## Records supplied
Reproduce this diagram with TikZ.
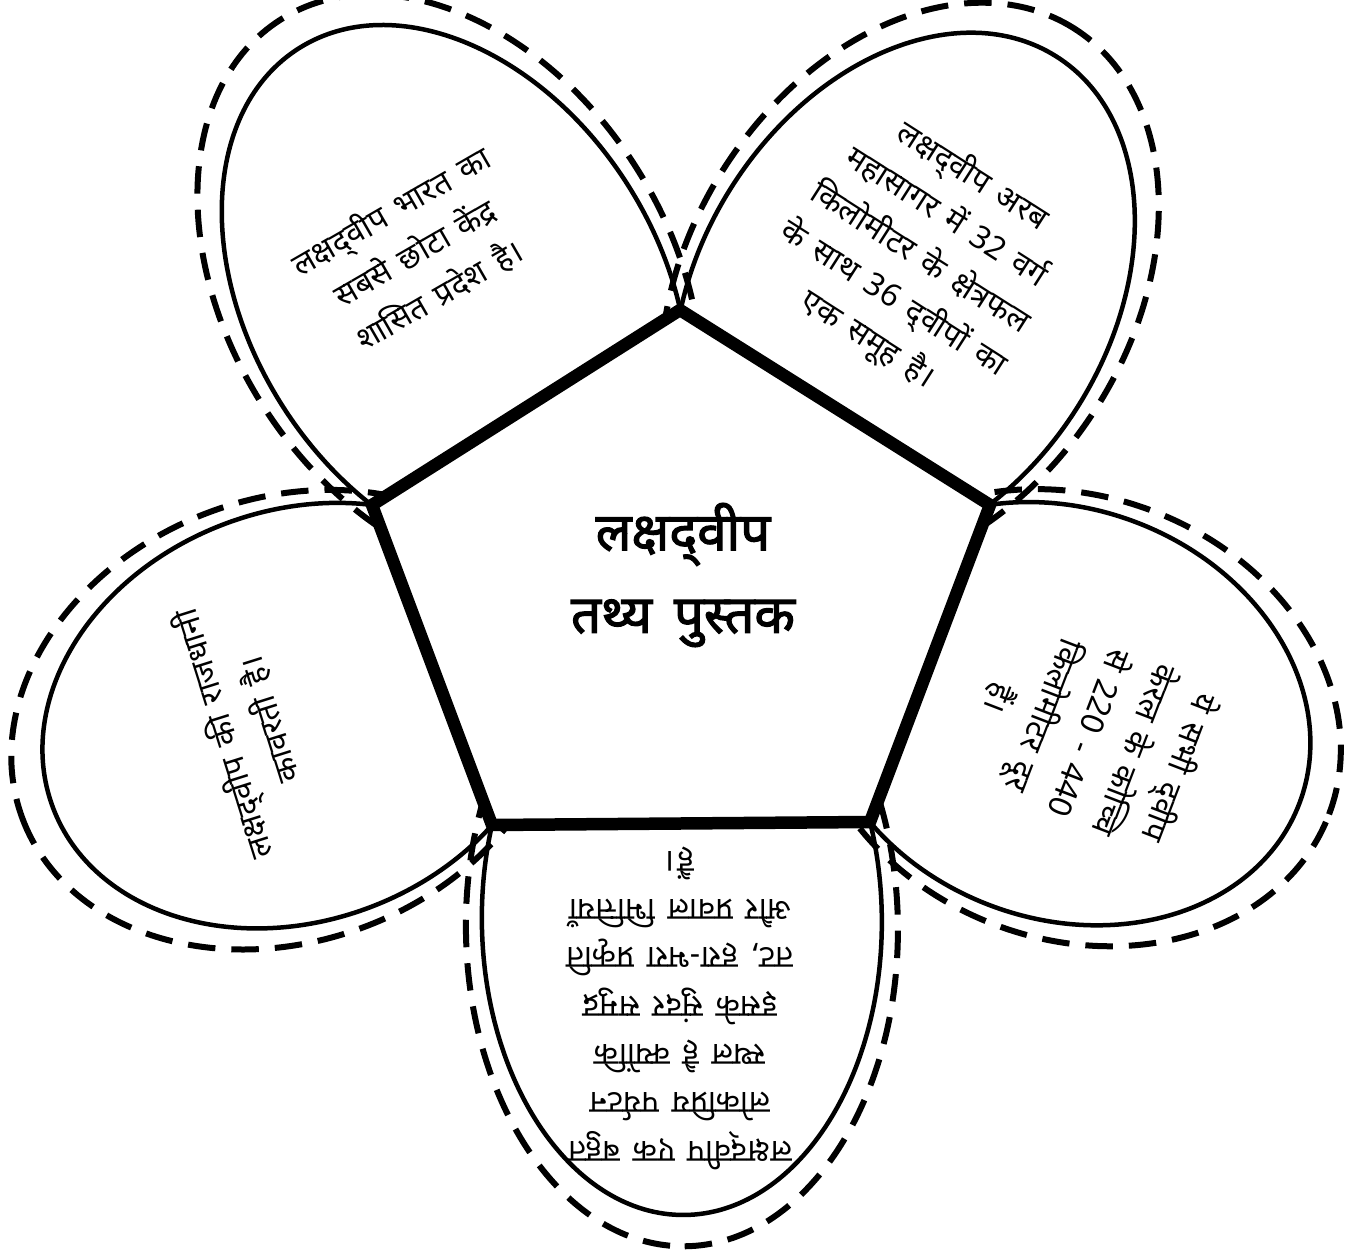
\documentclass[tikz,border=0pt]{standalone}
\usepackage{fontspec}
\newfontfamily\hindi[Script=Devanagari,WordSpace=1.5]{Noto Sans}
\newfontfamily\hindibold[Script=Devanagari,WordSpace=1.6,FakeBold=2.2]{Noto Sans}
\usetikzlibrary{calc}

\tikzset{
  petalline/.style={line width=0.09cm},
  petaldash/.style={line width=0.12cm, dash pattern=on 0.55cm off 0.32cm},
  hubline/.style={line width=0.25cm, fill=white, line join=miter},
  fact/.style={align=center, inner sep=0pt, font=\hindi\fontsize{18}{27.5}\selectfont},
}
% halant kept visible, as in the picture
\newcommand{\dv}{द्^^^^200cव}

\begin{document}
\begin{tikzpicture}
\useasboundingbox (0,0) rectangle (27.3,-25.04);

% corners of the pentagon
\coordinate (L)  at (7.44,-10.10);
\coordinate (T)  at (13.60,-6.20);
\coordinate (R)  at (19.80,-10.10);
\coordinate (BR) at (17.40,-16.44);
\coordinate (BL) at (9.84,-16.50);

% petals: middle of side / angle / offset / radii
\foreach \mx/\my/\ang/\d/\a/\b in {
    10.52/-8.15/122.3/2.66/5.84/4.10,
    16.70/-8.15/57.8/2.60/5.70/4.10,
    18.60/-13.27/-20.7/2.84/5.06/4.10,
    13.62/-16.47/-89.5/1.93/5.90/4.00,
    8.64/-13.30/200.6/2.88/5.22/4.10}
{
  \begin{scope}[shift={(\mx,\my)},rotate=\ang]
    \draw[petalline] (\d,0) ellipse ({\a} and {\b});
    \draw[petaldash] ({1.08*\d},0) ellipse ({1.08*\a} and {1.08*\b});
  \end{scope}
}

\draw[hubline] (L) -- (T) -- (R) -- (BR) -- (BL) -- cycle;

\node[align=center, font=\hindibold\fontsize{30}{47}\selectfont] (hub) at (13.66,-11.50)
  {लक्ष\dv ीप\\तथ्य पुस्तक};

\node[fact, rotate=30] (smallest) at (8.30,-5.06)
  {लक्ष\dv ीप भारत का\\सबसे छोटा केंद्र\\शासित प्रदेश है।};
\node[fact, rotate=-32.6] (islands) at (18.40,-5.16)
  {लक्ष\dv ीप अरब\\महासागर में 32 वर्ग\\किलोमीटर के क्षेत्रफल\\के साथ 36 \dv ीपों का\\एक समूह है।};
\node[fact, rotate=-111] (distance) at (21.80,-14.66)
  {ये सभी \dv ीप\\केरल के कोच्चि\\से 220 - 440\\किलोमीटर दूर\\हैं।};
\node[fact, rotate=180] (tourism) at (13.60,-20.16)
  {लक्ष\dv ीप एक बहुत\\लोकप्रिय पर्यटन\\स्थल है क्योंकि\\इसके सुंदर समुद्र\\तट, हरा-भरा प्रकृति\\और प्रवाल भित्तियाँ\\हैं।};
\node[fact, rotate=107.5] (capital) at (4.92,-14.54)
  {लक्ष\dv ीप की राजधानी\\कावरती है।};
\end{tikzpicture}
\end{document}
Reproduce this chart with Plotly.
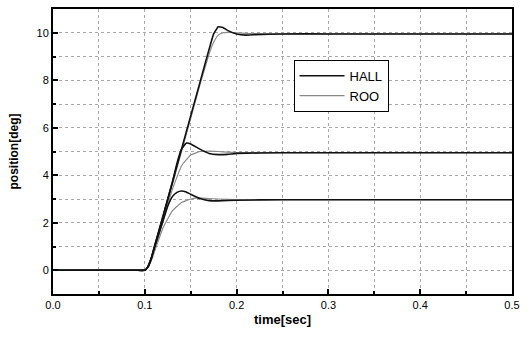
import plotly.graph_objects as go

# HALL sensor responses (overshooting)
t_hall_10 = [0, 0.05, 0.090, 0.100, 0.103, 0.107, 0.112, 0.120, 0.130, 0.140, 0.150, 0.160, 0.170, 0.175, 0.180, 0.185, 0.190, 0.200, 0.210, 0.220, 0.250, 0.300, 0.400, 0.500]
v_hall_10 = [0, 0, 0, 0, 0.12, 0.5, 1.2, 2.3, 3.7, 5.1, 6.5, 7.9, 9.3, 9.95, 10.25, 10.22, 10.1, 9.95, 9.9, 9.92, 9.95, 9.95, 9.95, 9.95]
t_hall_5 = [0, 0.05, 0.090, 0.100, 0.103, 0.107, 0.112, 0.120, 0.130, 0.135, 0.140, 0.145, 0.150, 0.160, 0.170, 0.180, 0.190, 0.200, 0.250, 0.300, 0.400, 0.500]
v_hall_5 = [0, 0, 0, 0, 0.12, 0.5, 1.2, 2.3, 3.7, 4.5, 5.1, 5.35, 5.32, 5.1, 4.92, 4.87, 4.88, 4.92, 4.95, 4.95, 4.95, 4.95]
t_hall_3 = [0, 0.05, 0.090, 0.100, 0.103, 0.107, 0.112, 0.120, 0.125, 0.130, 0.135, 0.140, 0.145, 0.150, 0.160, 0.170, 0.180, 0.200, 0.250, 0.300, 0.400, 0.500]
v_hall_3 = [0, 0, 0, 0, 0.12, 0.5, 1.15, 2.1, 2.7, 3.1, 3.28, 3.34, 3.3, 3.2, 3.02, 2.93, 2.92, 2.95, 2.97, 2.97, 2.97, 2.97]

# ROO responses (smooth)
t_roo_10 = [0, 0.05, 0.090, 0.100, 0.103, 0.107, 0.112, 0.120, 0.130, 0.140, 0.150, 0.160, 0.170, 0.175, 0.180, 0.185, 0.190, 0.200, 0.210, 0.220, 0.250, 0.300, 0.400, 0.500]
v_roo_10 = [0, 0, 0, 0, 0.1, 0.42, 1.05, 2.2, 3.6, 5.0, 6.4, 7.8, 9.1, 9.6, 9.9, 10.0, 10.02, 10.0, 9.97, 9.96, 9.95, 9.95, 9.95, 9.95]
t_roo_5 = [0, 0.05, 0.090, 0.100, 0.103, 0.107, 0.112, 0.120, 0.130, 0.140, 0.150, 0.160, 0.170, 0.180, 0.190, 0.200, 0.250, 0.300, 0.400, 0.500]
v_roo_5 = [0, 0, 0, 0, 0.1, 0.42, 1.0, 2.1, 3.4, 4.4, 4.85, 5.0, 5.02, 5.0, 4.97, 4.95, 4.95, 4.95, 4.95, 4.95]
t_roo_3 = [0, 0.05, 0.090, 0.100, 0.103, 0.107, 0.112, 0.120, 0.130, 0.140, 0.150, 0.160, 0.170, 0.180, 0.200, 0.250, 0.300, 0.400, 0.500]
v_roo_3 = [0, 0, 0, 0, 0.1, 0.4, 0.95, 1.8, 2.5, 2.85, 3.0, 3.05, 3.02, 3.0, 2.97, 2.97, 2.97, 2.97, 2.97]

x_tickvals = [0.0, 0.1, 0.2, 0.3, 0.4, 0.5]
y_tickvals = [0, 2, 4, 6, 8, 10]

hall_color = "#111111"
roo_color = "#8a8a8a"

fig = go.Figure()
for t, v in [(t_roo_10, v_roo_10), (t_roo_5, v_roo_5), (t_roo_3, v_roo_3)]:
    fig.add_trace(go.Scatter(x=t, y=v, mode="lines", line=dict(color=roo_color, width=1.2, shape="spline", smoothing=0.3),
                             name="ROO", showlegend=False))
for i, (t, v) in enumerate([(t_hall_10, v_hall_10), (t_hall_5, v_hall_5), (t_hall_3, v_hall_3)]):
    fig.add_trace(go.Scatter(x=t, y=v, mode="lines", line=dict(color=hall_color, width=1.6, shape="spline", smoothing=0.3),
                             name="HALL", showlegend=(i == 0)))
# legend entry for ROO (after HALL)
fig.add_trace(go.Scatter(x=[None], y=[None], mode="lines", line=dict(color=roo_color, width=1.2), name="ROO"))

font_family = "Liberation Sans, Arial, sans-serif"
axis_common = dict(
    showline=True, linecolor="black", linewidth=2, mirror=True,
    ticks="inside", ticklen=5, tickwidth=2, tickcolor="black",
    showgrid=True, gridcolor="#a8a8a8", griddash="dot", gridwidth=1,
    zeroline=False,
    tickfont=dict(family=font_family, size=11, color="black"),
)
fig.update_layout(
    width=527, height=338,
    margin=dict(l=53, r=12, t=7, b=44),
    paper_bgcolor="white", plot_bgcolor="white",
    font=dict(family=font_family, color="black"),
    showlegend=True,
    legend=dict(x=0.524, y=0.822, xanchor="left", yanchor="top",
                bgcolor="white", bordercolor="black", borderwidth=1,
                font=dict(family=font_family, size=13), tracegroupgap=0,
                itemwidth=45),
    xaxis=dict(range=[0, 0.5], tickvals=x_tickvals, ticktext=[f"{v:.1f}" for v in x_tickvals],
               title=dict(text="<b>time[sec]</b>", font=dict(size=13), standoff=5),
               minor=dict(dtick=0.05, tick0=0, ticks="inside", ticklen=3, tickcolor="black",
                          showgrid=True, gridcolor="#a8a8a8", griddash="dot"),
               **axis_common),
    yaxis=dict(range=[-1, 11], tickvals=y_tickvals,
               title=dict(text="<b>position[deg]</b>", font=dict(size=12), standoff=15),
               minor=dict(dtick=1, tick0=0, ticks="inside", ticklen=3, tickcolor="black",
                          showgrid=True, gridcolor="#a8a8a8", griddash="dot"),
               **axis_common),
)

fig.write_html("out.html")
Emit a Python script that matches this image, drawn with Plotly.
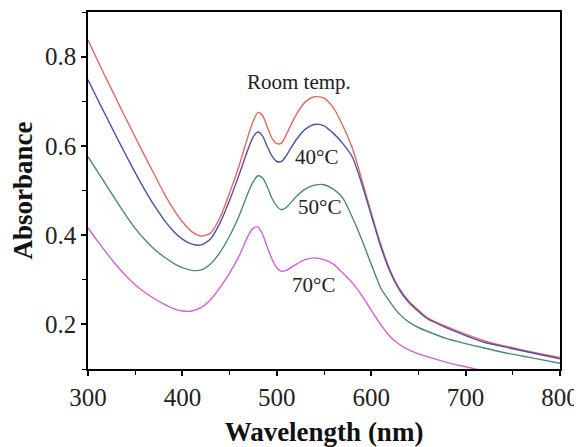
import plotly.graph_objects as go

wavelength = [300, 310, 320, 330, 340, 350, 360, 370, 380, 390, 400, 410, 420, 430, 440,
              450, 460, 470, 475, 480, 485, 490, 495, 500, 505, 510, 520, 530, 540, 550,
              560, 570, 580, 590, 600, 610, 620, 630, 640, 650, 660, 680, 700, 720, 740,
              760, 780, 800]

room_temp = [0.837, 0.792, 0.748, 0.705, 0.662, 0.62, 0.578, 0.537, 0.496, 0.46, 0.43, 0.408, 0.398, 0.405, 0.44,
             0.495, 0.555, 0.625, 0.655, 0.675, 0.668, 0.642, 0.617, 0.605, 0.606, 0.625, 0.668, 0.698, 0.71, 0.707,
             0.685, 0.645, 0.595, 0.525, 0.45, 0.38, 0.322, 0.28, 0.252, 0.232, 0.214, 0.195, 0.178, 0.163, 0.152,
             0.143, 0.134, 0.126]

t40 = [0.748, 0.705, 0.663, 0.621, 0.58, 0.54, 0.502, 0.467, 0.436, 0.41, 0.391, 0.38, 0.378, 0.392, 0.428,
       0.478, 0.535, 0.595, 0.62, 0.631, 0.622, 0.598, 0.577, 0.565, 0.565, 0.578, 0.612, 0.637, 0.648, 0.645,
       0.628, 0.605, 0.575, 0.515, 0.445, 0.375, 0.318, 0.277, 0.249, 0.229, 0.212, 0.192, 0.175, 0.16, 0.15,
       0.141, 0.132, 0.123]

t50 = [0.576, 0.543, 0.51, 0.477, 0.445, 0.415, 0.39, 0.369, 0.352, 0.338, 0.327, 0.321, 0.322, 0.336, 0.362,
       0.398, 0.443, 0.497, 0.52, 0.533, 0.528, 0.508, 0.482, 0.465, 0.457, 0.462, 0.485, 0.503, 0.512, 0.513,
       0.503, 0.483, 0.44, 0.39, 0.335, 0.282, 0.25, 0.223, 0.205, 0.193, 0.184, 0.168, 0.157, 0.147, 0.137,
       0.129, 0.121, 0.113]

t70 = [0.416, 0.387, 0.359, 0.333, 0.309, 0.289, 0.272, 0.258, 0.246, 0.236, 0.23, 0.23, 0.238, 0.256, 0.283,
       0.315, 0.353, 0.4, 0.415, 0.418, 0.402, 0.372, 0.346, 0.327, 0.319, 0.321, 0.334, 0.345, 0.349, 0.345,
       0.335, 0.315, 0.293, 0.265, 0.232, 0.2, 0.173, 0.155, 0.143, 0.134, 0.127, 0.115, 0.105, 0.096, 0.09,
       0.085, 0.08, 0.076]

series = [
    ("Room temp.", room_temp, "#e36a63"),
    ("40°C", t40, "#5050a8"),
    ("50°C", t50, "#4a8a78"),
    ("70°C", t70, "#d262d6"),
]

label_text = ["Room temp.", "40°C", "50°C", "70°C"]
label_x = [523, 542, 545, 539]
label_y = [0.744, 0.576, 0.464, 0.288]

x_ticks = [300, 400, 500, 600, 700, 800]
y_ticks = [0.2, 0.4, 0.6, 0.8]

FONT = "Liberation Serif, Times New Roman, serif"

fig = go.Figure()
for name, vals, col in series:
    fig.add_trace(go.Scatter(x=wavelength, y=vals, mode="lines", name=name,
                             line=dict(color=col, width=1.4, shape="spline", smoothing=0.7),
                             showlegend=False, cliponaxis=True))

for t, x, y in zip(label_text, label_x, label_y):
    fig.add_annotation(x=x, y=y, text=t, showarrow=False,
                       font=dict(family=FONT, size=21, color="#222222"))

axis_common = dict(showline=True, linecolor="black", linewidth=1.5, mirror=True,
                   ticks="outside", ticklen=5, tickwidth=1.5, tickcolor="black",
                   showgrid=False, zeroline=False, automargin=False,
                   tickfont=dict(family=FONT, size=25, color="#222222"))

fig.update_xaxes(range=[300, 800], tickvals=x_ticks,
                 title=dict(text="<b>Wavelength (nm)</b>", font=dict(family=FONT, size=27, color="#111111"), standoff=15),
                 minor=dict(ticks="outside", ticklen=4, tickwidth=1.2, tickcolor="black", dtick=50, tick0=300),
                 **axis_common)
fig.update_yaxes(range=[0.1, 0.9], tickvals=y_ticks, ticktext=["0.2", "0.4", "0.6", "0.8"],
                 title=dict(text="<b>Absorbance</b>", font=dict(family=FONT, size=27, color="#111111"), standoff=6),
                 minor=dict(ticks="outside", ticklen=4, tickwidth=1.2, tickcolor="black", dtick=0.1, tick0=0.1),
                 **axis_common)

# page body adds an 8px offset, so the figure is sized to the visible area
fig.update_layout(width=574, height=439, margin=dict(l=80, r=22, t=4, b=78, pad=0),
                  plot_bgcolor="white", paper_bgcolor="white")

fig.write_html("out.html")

## Written instruction
Looking at the data above, show all lines where the word "this" occurs.

## Complete output
Reproduce this diagram with TikZ.
Reproduce this chart with Plotly.
Emit a Python script that matches this image, drawn with Plotly.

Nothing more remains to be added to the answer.